Dia bertanya mengapa negara-negara yang menindas Gaza merasa berhak mencap negara lain sebagai teroris karena memenuhi kewajiban agama mereka untuk membantu rakyat Palestina, mengacu pada keputusan Washington pada Rabu yang memberikan pemberitahuan bahwa mereka bermaksud secara resmi untuk menetapkan kembali kelompok Houthi sebagai teroris.
Dia mengatakan kelompok Houthi dikucilkan karena mereka siap mengambil langkah-langkah praktis untuk mendukung Palestina, sedangkan posisi umum para pemimpin negara-negara Arab dan Islam masih suam-suam kuku dan lemah.
Al-Houthi menegaskan “tidak ada – tidak semua ancaman, rudal, tekanan – yang akan mengubah posisi kami”, dan menambahkan bahwa serangan terhadap kapal-kapal yang terkait dengan Israel, atau perjalanan ke pelabuhan Israel, hanya akan berakhir ketika blokade terhadap Gaza dicabut.
Pidatonya, yang berisi serangan terhadap lobi Zionis dan kaum homoseksual, memperingatkan bahwa perang tersebut adalah bagian dari pertempuran yang lebih luas antara Zionis, yang menyembah setan, dengan dunia Muslim.
Dia mendesak warga Yaman untuk menunjukkan dukungan massal pada Jumat untuk rekan senegaranya yang dibunuh oleh pasukan AS. Sejak November, serangan milisi Houthi yang didukung Iran terhadap kapal-kapal di wilayah tersebut telah memperlambat perdagangan antara Asia dan Eropa dan membuat khawatir negara-negara besar. Kelompok Houthi, yang menguasai sebagian besar wilayah Yaman, mengatakan mereka bertindak sebagai solidaritas terhadap warga Palestina di Gaza.
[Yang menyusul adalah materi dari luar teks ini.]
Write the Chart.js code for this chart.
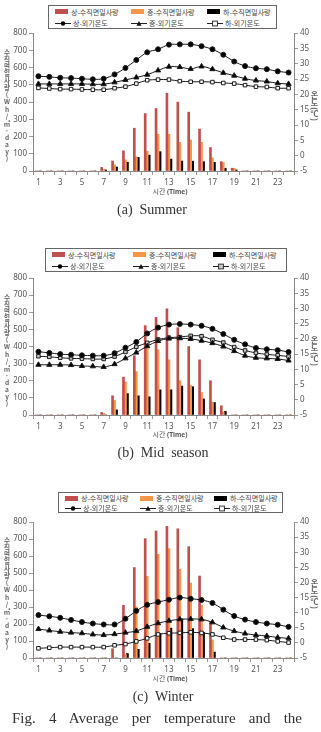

Sebelumnya pada Kamis, militer AS telah melancarkan serangan rudal gelombang keempat dari Laut Merah, menghantam lebih dari selusin lokasi, setelah sebuah pesawat tak berawak yang diluncurkan dari daerah yang dikuasai Houthi menghantam kapal milik AS di Teluk Aden. Namun masih belum jelas apakah kemampuan Houthi untuk melancarkan serangan lebih lanjut terhadap kapal-kapal di Laut Merah dengan menggunakan rudal atau drone telah rusak.
Kelompok Houthi telah memperluas wilayah operasi mereka – sebuah kemungkinan tanda bahwa beberapa landasan peluncuran rudal mereka telah diserang.
Dampak Houthi terhadap rantai pasokan global adalah salah satu topik utama di Forum Ekonomi Dunia di Davos, Swiss, yang merupakan indikasi bagaimana Houthi telah melambungkan diri mereka sebagai kekuatan geopolitik. Isaac Herzog, Presiden Israel, mengeluhkan sebuah suku kecil yang terdiri dari 50.000 orang yang memiliki senjata sebuah kerajaan. “Apa yang terjadi di sini? Kami sedang mengungkap sistem kejahatan yang sangat besar.”
Para pemimpin Houthi mengatakan serangan mereka terhadap pelayaran komersial di Laut Merah akan berakhir segera setelah “agresi Israel” di Gaza berhenti. Di Davos juga, Menteri Luar Negeri Inggris Lord Cameron bertemu dengan wakil presiden pemerintah Yaman yang diakui PBB, Mayjen Aidarus al-Zoubaidi, untuk membahas langkah selanjutnya dalam konflik tersebut, dan nasib perundingan perdamaian yang dipimpin PBB. Ada keraguan mengenai kelanjutan pertemuan tersebut karena kekhawatiran Inggris atas seruan keras Zoubaidi agar negara-negara Barat menyediakan peralatan, pelatihan, dan intelijen kepada pemerintah untuk membantu mengalahkan Houthi.
Sebagai ketua Dewan Transisi Selatan, Zoubaidi memimpin gerakan yang menyerukan agar Yaman dibagi utara dan selatan, sebuah posisi yang tidak didukung oleh pemerintah Inggris.
Namun STC, musuh utama Houthi, memuji serangan udara sekutu dan keputusan Washington untuk mengklasifikasi ulang milisi Houthi sebagai “kelompok teroris global.” “Praktik teroris Houthi telah menimbulkan kerugian besar bagi warga negara dan mempengaruhi aliran barang dan bantuan ke pelabuhan,” katanya dalam sebuah pernyataan.